When rules change without notice, the only dependable references are the official government sources themselves. This directory gathers the primary federal, city, and state resources every NYC drone operator should bookmark. We link only official government and regulatory sources — no commercial products or endorsements — so you can verify current requirements directly before every flight.
Federal (FAA & Federal Law)
- FAA UAS Portal — the FAA's main drone hub
- 14 CFR Part 107 — the Small UAS Rule
- 14 CFR Part 89 — Remote ID
- FAA LAANC — airspace authorization
- FAA No Drone Zone / SFRA information
- 49 U.S.C. § 46301 — civil penalties
New York City (NYPD, Parks & MOME)
- NYPD Drone Permit Portal — apply for a takeoff/landing permit (also at NYC.gov/DronePermits)
- NYPD Drone Detection Systems Policy
- NYPD UAS Reports
- NYC Parks Rules and Model Aircraft Fields
- MOME Film Permits
- OATH — administrative hearings
Primary Statutes & Codes
- NYC Admin Code § 10-126 — the permit requirement
- 38 RCNY Chapter 24 — NYPD permit rules
- 1 RCNY § 1-05 — parks rules
- NY Penal Law — including §§ 120.20, 120.25, 250.45
How These Sources Fit Together
Each source covers a distinct layer of NYC drone compliance, and together they form the complete picture. The FAA sources govern airspace and your federal credentials — Part 107, registration, Remote ID, and LAANC — which apply no matter where in the country you fly. The NYC sources cover the local layer that is unique to the five boroughs: the NYPD permit you apply for at the official portal, the parks rules that limit flight to five designated fields, and MOME's separate requirements for film work. The statutes themselves are where the precise legal language lives, including the § 10-126 permit requirement and the New York Penal Law provisions that govern reckless or invasive flights. Reading across all three layers — federal, city, and state — is what gives you the full compliance picture rather than a partial one.
How to Use These Sources
- Verify FAA airspace and LAANC status at the FAA portal close to flight time.

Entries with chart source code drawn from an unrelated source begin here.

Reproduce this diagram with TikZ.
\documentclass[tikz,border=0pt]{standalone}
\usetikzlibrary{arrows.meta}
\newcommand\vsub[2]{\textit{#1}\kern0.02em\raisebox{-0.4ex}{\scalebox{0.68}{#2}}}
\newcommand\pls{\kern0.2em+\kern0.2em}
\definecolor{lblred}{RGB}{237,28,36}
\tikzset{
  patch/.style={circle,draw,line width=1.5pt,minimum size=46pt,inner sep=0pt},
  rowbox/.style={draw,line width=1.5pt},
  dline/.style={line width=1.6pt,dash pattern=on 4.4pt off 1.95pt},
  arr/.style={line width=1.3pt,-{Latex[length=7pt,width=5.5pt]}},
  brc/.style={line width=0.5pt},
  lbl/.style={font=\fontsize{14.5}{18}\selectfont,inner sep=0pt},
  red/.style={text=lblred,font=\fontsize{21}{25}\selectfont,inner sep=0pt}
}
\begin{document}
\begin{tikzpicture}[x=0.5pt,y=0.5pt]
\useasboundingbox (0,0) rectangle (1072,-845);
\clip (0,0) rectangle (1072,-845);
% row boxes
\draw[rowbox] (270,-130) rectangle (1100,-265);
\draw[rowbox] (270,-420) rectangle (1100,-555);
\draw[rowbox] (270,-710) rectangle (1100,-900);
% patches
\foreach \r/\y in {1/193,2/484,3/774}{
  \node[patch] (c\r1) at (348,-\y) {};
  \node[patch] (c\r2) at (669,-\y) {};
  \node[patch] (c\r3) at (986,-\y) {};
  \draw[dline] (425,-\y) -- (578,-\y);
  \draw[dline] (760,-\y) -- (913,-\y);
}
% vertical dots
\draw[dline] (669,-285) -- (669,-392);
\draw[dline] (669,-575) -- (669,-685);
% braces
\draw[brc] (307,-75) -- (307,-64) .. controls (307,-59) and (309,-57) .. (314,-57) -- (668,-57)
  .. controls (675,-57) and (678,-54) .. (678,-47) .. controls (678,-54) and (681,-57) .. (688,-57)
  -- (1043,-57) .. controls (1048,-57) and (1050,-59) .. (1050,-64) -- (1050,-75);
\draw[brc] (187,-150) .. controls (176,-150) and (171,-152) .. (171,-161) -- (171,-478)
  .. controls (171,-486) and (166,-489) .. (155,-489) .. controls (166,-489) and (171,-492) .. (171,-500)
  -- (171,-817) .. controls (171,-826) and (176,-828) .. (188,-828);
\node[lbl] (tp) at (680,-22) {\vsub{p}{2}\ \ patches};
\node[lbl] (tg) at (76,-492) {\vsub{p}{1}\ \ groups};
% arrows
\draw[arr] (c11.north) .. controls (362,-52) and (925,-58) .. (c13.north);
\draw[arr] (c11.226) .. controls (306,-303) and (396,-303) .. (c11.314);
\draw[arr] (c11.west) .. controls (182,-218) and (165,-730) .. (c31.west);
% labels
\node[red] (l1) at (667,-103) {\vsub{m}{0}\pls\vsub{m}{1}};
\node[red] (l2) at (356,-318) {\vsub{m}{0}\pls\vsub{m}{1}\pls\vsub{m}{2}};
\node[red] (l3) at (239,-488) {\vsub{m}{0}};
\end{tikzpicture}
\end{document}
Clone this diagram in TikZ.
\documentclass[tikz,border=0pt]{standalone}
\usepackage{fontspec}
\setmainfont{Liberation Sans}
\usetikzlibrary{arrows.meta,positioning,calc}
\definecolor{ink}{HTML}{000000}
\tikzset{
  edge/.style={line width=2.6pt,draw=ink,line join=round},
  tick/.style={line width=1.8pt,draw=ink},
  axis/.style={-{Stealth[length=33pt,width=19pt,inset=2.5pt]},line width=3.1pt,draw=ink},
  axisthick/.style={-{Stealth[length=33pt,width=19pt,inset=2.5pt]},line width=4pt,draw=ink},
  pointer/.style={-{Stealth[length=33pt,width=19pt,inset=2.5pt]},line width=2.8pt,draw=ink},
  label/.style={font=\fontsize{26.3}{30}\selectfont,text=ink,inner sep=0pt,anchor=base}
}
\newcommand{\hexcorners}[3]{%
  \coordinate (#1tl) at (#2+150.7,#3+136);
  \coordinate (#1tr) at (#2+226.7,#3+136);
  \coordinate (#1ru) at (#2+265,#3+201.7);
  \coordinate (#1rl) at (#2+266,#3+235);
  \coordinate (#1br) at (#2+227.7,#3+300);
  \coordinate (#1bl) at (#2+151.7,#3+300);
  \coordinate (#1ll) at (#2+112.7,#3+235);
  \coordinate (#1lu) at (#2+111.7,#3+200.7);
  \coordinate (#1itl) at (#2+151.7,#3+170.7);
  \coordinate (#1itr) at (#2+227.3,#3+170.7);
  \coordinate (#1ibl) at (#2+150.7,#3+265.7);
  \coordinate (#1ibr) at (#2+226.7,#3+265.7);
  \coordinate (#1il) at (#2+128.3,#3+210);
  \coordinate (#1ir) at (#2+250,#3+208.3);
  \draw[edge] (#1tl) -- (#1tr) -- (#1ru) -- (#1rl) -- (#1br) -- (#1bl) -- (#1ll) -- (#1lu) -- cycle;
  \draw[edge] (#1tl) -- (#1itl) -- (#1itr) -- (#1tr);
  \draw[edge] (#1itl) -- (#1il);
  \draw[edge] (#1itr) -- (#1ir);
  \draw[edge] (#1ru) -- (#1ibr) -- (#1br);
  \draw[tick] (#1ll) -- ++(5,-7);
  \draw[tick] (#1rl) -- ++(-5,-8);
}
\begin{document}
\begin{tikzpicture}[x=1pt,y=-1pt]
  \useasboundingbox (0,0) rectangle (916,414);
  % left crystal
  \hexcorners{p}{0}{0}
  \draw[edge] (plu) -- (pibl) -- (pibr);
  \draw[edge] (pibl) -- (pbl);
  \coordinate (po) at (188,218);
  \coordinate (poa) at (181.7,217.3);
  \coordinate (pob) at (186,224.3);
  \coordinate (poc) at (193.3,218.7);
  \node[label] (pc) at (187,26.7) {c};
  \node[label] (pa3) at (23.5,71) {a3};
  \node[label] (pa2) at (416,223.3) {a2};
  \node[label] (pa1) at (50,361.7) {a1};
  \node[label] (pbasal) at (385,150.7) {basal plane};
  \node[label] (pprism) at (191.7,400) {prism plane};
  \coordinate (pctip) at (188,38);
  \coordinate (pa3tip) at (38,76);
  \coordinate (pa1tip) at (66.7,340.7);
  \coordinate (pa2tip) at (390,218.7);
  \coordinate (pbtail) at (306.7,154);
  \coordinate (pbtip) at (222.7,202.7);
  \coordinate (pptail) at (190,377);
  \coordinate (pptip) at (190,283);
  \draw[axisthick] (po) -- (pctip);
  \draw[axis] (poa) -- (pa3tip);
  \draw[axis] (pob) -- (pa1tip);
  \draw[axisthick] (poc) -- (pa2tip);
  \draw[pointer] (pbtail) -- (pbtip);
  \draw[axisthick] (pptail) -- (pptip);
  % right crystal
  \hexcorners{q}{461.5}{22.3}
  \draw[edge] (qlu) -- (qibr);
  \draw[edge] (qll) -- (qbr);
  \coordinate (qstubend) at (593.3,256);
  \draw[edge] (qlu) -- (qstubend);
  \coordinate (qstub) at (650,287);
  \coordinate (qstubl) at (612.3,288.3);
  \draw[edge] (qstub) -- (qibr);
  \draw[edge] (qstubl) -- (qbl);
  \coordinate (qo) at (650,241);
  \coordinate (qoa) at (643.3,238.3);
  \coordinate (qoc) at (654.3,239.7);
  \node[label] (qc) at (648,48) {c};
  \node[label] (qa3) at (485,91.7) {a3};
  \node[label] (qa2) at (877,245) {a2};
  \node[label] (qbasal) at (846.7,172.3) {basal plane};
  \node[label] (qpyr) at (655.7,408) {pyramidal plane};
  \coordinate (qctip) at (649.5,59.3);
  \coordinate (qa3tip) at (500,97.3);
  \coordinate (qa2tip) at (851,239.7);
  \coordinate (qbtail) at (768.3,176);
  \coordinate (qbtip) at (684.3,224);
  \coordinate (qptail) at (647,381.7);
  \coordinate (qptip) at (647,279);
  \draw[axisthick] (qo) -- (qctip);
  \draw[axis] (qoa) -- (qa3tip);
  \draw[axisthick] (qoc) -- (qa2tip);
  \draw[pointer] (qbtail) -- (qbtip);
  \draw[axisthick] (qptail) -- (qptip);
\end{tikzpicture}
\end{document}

- Apply for and re-check your NYPD permit at the official portal.
- Confirm parks designations directly with NYC Parks.
- Read the statutes themselves when a question turns on specific legal wording.
Why Official Sources Beat Secondhand Information
Drone regulation is a fast-moving area, and a great deal of secondhand information online is outdated, oversimplified, or simply wrong. Penalty figures change with inflation adjustments, LAANC ceilings can be revised, and the NYPD updates its policies — as it did with the February 4, 2026 Drone Detection Systems policy. Relying on the original agency pages means you see the current rule, not a stale summary. When two sources disagree, the official government source controls. For legal wording — for example, the precise scope of § 10-126 or the elements of reckless endangerment — reading the statute or rule directly is the only reliable approach, and a qualified New York attorney can interpret it for a specific situation.
Bookmarking these official sources is the simplest way to stay current. Drone flight in NYC is legal but requires authorization, and these are the places that define what that authorization is.